On Mon, Jul 10, 2023 at 10:19 AM Axel Rasmussen axelrasmussen@google.com wrote:
On Sat, Jul 8, 2023 at 6:08 PM Andrew Morton akpm@linux-foundation.org wrote:
On Fri, 7 Jul 2023 14:55:33 -0700 Axel Rasmussen axelrasmussen@google.com wrote:
Future patches will re-use PTE_MARKER_SWAPIN_ERROR to implement UFFDIO_POISON, so make some various preparations for that:
First, rename it to just PTE_MARKER_POISONED. The "SWAPIN" can be confusing since we're going to re-use it for something not really related to swap. This can be particularly confusing for things like hugetlbfs, which doesn't support swap whatsoever. Also rename some various helper functions.

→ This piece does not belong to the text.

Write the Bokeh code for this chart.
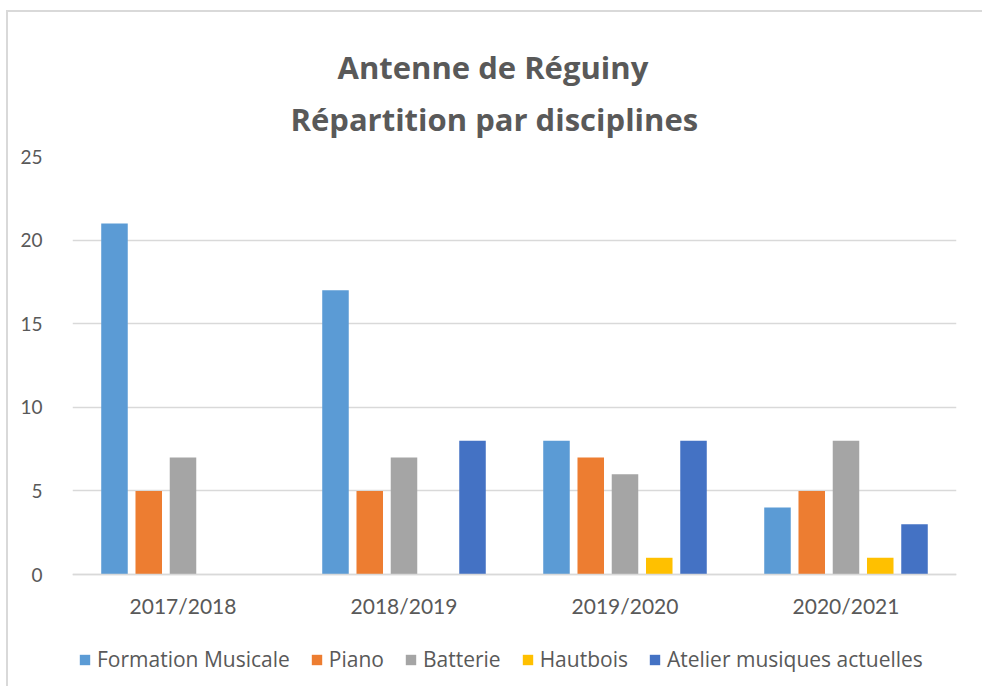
from bokeh.plotting import figure
from bokeh.models import (FactorRange, Range1d, FixedTicker, Legend, LegendItem, Title,
                          ColumnDataSource)
from bokeh.transform import dodge
from bokeh.embed import file_html
from bokeh.resources import INLINE

years = ["2017/2018", "2018/2019", "2019/2020", "2020/2021"]
series_names = ["Formation Musicale", "Piano", "Batterie", "Hautbois", "Atelier musiques actuelles"]
formation = [21, 17, 8, 4]
piano = [5, 5, 7, 5]
batterie = [7, 7, 6, 8]
hautbois = [0, 0, 1, 1]
atelier = [0, 8, 8, 3]
colors = ["#5B9BD5", "#ED7D31", "#A5A5A5", "#FFC000", "#4472C4"]
y_ticks = [0, 5, 10, 15, 20, 25]
title_lines = ["Antenne de Réguiny", "Répartition par disciplines"]

FONT = "Lato"
TFONT = "Open Sans"
TXT = "#595959"
GRID = "#D9D9D9"

# layout: the plotting area (0..25) is 418px tall; the frame extends below it
# so that the category labels and the legend live inside the frame.
PLOT_H = 418
FRAME_H = 530
Y_MAX = 25
y_min = -(FRAME_H - PLOT_H) * Y_MAX / PLOT_H

src = ColumnDataSource(dict(years=years, s0=formation, s1=piano, s2=batterie, s3=hautbois, s4=atelier))

p = figure(x_range=FactorRange(*years, range_padding=0), y_range=Range1d(y_min, Y_MAX),
           frame_width=884, frame_height=FRAME_H, output_backend="svg", toolbar_location=None,
           min_border_left=64, min_border_right=26, min_border_top=144, min_border_bottom=0)
p.styles = {"margin-left": "6px", "margin-top": "10px",
            "border-left": "2px solid #D9D9D9", "border-top": "2px solid #D9D9D9"}
p.outline_line_color = None
p.background_fill_color = "white"
p.border_fill_color = "white"

offsets = [-0.31, -0.155, 0.0, 0.155, 0.31]
renderers = []
for i in range(5):
    r = p.vbar(x=dodge("years", offsets[i], range=p.x_range), top="s%d" % i, width=0.12,
               source=src, fill_color=colors[i], line_color=None)
    renderers.append(r)

# axes
p.yaxis.ticker = FixedTicker(ticks=y_ticks)
p.yaxis.axis_line_color = None
p.yaxis.major_tick_line_color = None
p.yaxis.minor_tick_line_color = None
p.yaxis.major_label_text_font = FONT
p.yaxis.major_label_text_font_size = "19px"
p.yaxis.major_label_text_color = TXT
p.yaxis.major_label_standoff = 24

p.xaxis.fixed_location = 0
p.xaxis.axis_line_color = GRID
p.xaxis.axis_line_width = 1.5
p.xaxis.major_tick_line_color = None
p.xaxis.minor_tick_line_color = None
p.xaxis.major_label_text_font = FONT
p.xaxis.major_label_text_font_size = "21px"
p.xaxis.major_label_text_color = TXT
p.xaxis.major_label_standoff = 12

p.xgrid.grid_line_color = None
p.ygrid.grid_line_color = GRID
p.ygrid.grid_line_width = 1.5
p.ygrid.ticker = FixedTicker(ticks=y_ticks)

# title: second line added first (closest to the plot)
p.add_layout(Title(text=title_lines[1], align="left", offset=218, standoff=33,
                   text_font=TFONT, text_font_style="bold", text_font_size="31px",
                   text_line_height=0.8, text_color=TXT), "above")
p.add_layout(Title(text=title_lines[0], align="left", offset=265, standoff=-16,
                   text_font=TFONT, text_font_style="bold", text_font_size="31px",
                   text_color=TXT), "above")

legend = Legend(items=[LegendItem(label=series_names[i], renderers=[renderers[i]]) for i in range(5)],
                orientation="horizontal", location=(6, 13),
                label_text_font=TFONT, label_text_font_size="21px", label_text_color=TXT,
                glyph_width=13, glyph_height=13, label_standoff=6, spacing=20,
                padding=0, margin=0, border_line_color=None, background_fill_alpha=0)
p.add_layout(legend, "center")

open("out.html", "w").write(file_html(p, INLINE))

Next, fix pte marker copying for hugetlbfs. Previously, it would WARN on seeing a PTE_MARKER_SWAPIN_ERROR, since hugetlbfs doesn't support swap. But, since we're going to re-use it, we want it to go ahead and copy it just like non-hugetlbfs memory does today. Since the code to do this is more complicated now, pull it out into a helper which can be re-used in both places. While we're at it, also make it slightly more explicit in its handling of e.g. uffd wp markers.
For non-hugetlbfs page faults, instead of returning VM_FAULT_SIGBUS for an error entry, return VM_FAULT_HWPOISON. For most cases this change doesn't matter, e.g. a userspace program would receive a SIGBUS either way. But for UFFDIO_POISON, this change will let KVM guests get an MCE out of the box, instead of giving a SIGBUS to the hypervisor and requiring it to somehow inject an MCE.
Finally, for hugetlbfs faults, handle PTE_MARKER_POISONED, and return VM_FAULT_HWPOISON_LARGE in such cases. Note that this can't happen today because the lack of swap support means we'll never end up with such a PTE anyway, but this behavior will be needed once such entries *can* show up via UFFDIO_POISON.
--- a/include/linux/mm_inline.h +++ b/include/linux/mm_inline.h @@ -523,6 +523,25 @@ static inline bool mm_tlb_flush_nested(struct mm_struct *mm) return atomic_read(&mm->tlb_flush_pending) > 1; }
+/*
- Computes the pte marker to copy from the given source entry into dst_vma.
- If no marker should be copied, returns 0.
- The caller should insert a new pte created with make_pte_marker().
- */
+static inline pte_marker copy_pte_marker(
swp_entry_t entry, struct vm_area_struct *dst_vma)
+{
pte_marker srcm = pte_marker_get(entry);
/* Always copy error entries. */
pte_marker dstm = srcm & PTE_MARKER_POISONED;
/* Only copy PTE markers if UFFD register matches. */
if ((srcm & PTE_MARKER_UFFD_WP) && userfaultfd_wp(dst_vma))
dstm |= PTE_MARKER_UFFD_WP;
return dstm;
+}
Breaks the build with CONFIG_MMU=n (arm allnoconfig). pte_marker isn't defined.
I'll slap #ifdef CONFIG_MMU around this function, but probably somethng more fine-grained could be used, like CONFIG_PTE_MARKER_UFFD_WP. Please consider.
Whoops, sorry about this. This function "ought" to be in include/linux/swapops.h where it would be inside a #ifdef CONFIG_MMU anyway, but it can't be because it uses userfaultfd_wp() so there'd be a circular include. I think just wrapping it in CONFIG_MMU is the right way.
But, this has also made me realize we need to not advertise UFFDIO_POISON as supported unless we have CONFIG_MMU. I don't want HAVE_ARCH_USERFAULTFD_WP for that, because it's only enabled on x86_64, whereas I want to support at least arm64 as well. I don't see a strong reason not to just use CONFIG_MMU for this too; this feature depends on the API in swapops.h, which uses that ifdef, so I don't see a lot of value out of creating a new but equivalent config option.
Actually, I'm being silly. CONFIG_USERFAULTFD depends on CONFIG_MMU, so we don't need to worry about most of this.
Andrew's fix to just wrap the helper in CONFIG_MMU is enough.
I'll make the needed changes (and also address Peter's comment above) and send out a v5.
btw, both copy_pte_marker() and pte_install_uffd_wp_if_needed() look far too large to justify inlining. Please review the desirability of this.
As far as inlining goes, I'm not opposed to un-inlining this, I was mainly copying that pattern from existing helpers in swapops.h.
One question is, if it weren't inline, where should it go? There is no mm/swapops.c which I would say is otherwise the proper place for it. I don't see any other good place for the functions to go. The one I'm introducing isn't userfaultfd-specific so userfaultfd.c seems wrong.